Auch das immer härtere Vorgehen der Stadtverwaltung dürfte für den Entschluss gesorgt haben, Anfang Juni den Protest zu radikalisieren. Mit verschärften Auflagen, Klagen, Reglementierungen und Verboten versuchten die Behörden, den Streik der Flüchtlinge zu unterbinden und sie aus dem Stadtbild zu entfernen. Dass dies jedoch keineswegs so einfach ist, musste mittlerweile auch die Stadtverwaltung feststellen. Etliche Konflikte wurden vor dem Verwaltungsgericht Würzburg oder dem Verwaltungsgerichtshof in München ausgetragen, zuletzt gipfelten die Auseinandersetzungen in einer fünfstündigen Verhandlung in München. Deshalb sitzen die Iranerinnen und Iraner nun auf Anwalts- und Gerichtskosten in vierstelliger Höhe.
Dass Flüchtlinge sich mit derartiger Ausdauer juristisch erfolgreich gegen ihre Vertreibung von der Straße wehren, ist ein Novum in Deutschland. Das Vorbild scheint inzwischen Schule zu machen. Der Protest greift auf andere Orte in der Bundesrepublik über. So befinden sich nach Würzburger Vorbild unter anderem im Zentrum von Bamberg und der Kleinstadt Aub Protestzelte von Flüchtlingen, die ihre Unterbringung in Sammellagern bestreiken. »Wir wollen nicht mehr in unseren Zimmern schlafen«, steht auf den Transparenten. Mit ihren Forderungen schließen sie sich den Streikenden in Würzburg an. Auch Flüchtlinge in Berlin, Leipzig, Regensburg, Sinsheim und anderen Städten solidarisierten sich mit den Iranern.

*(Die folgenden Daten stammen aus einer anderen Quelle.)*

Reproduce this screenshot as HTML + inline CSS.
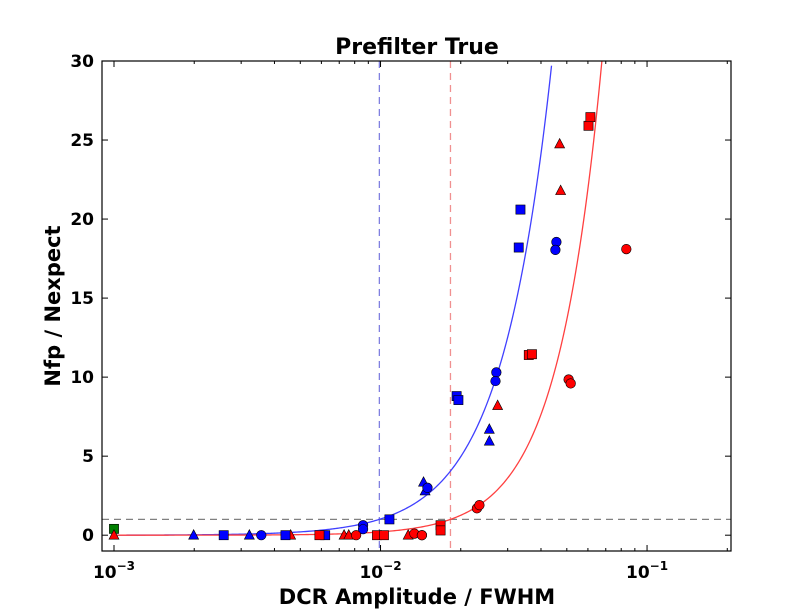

Welchen Respekt manche inzwischen vor dem Würzburger Protest haben, zeigt sich beispielsweise in den Worten Andreas Starkes (SPD), des Oberbürgermeisters von Bamberg. Er sagte jüngst in einem Zeitungsinterview, er lege angesichts des Beispiels aus Würzburg »keinen Wert auf eine juristische Auseinandersetzung«. Die Flüchtlinge in Bamberg haben sich dennoch auf die Suche nach Anwälten begeben. Denn die Erfahrungen aus Würzburg zeigen, dass sie sich auf den guten Willen der Behörden besser nicht verlassen sollten.
Schließlich hatten sich dort bereits Anfang April Vertreter des BAMF, des bayerischen Sozialministeriums und der Stadt Würzburg aufgrund des großen öffentlichen Drucks zu einem Runden Tisch im Rathaus getroffen. Das BAMF verpflichtete sich damals zu einer raschen Entscheidung, die Flüchtlinge setzten daraufhin zum ersten Mal ihren Hungerstreik aus. Doch es musste ein zweiter Hungerstreik folgen, bis das Bundesamt zumindest über einige Asylfälle entschied.

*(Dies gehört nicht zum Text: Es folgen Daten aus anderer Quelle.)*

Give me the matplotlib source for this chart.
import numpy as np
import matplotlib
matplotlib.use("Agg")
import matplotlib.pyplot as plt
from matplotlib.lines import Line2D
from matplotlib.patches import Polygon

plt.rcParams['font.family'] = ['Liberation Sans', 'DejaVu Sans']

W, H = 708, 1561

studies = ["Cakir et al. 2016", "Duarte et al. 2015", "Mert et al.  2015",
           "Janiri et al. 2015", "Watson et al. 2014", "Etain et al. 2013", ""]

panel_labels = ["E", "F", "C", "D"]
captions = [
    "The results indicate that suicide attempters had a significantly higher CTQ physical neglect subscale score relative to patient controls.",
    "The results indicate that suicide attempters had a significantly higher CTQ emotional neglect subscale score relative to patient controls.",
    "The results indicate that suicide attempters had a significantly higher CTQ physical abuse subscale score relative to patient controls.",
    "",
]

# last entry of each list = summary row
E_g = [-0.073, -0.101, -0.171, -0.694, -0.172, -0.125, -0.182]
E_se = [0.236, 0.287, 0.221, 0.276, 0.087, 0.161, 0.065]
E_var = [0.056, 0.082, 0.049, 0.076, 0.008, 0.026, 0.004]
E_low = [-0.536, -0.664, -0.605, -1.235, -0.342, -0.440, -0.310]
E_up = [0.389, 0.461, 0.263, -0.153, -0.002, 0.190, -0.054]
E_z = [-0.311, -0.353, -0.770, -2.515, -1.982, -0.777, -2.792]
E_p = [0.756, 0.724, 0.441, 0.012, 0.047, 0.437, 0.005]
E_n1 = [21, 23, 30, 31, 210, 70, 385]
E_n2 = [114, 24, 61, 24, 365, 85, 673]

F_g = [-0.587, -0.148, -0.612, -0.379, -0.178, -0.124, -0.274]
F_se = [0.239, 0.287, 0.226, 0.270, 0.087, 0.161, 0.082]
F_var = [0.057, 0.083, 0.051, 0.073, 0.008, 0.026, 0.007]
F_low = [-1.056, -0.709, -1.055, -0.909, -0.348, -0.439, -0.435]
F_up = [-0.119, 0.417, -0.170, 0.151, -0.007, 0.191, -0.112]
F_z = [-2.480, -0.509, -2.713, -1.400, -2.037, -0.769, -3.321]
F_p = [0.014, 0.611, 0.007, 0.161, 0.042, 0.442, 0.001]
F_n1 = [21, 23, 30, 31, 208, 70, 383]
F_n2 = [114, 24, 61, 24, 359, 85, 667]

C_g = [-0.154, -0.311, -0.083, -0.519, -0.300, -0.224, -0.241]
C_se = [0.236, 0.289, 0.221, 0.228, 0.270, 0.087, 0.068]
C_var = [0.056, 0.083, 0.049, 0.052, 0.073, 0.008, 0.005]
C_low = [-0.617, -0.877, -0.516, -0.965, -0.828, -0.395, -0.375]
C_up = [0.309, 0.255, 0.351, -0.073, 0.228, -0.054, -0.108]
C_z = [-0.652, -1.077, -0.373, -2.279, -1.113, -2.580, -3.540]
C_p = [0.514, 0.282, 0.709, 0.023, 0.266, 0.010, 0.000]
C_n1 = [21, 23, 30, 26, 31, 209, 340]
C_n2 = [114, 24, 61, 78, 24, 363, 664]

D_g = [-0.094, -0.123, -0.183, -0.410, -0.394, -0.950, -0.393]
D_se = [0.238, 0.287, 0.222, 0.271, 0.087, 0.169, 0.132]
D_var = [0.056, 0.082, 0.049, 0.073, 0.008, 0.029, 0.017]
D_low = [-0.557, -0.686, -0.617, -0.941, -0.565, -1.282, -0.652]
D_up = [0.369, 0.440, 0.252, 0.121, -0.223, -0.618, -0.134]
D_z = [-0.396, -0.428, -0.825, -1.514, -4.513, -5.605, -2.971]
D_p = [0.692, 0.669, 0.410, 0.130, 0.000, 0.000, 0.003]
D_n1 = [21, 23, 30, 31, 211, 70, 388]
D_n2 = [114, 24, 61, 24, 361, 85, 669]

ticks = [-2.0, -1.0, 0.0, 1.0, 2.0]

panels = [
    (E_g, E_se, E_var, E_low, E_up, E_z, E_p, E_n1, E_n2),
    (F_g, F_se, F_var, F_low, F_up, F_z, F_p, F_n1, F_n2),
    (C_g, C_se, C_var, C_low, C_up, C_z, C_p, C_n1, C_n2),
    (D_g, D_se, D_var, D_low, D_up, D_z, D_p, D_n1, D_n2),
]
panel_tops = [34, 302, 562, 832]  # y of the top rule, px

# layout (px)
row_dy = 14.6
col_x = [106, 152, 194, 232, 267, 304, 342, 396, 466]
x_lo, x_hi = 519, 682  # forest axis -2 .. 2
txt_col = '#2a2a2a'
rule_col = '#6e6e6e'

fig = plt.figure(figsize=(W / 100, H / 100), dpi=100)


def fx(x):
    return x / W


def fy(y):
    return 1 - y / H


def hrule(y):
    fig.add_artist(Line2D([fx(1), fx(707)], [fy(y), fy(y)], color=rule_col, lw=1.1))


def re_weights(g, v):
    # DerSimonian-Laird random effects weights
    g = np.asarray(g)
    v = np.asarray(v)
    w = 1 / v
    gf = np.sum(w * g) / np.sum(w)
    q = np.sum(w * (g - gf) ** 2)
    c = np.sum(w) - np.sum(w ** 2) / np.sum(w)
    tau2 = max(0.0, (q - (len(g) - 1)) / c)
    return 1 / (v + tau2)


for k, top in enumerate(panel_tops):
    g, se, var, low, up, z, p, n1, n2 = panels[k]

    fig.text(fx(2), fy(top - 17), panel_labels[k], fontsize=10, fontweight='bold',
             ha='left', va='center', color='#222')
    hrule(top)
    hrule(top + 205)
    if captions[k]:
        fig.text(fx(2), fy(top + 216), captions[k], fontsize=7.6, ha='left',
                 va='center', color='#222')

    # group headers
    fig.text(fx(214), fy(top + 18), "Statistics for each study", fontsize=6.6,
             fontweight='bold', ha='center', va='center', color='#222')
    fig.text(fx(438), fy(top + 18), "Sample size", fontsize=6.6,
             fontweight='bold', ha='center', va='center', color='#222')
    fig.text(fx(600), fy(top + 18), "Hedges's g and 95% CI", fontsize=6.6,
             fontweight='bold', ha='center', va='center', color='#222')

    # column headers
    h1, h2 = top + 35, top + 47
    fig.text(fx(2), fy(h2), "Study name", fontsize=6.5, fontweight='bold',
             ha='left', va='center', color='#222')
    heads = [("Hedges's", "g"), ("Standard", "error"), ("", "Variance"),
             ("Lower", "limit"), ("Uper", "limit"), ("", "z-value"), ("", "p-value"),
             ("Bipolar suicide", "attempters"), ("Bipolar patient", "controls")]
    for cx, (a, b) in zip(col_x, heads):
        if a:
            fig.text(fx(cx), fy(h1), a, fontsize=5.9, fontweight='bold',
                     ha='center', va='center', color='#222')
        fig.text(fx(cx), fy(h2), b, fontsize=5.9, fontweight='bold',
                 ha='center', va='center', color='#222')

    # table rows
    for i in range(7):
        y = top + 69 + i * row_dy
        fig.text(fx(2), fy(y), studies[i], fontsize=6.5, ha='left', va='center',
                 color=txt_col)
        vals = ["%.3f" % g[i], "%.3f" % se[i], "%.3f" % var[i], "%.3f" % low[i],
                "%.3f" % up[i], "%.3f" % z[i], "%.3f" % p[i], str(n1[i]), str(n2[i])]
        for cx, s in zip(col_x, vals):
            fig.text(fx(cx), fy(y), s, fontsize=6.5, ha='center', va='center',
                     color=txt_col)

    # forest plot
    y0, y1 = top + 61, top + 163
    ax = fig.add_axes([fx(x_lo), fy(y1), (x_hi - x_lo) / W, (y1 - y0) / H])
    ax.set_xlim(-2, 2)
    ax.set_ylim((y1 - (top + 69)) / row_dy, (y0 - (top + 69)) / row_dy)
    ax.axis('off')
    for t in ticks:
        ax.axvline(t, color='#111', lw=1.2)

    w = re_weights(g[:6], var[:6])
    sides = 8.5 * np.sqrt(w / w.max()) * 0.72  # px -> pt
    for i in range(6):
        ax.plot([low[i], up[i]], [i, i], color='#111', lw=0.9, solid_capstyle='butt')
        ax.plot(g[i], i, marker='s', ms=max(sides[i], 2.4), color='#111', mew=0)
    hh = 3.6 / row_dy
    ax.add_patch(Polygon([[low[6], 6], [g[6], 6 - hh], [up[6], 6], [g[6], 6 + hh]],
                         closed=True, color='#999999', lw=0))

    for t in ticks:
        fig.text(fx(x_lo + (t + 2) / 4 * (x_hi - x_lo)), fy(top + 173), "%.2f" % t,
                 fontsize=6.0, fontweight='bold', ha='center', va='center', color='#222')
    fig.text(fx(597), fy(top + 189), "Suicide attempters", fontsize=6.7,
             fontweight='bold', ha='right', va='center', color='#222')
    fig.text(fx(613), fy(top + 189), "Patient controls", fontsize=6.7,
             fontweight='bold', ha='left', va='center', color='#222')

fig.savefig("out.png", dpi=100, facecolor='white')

Am Montag fand in Würzburg eine Podiumsdiskussion mit dem Titel »Bietet Asylrecht Schutz vor Verfolgung?« statt. Ein Diskutant war der Präsident des BAMF, Manfred Schmidt. In einem offenen Brief hatten ihn die iranischen Flüchtlinge bereits eingeladen, sich persönlich am Zelt kennenzulernen. Das BAMF äußerte sich jedoch nicht zu der Einladung. Auch Pro Asyl nahm an der Diskussion teil. Die Organisation war von Beginn an über das Geschehen vor Ort informiert, bekundete bislang aber in keiner Weise Solidarität. Die Flüchtlinge am Protestzelt wurden nicht zur Diskussion eingeladen. Unter Behörden und professionellen Hilfsorganisationen besteht offenbar Einigkeit darüber, dass die bloß zu verwaltende Masse der Flüchtlinge zu ihrem Leben in Deutschland selbst nichts zu sagen hat.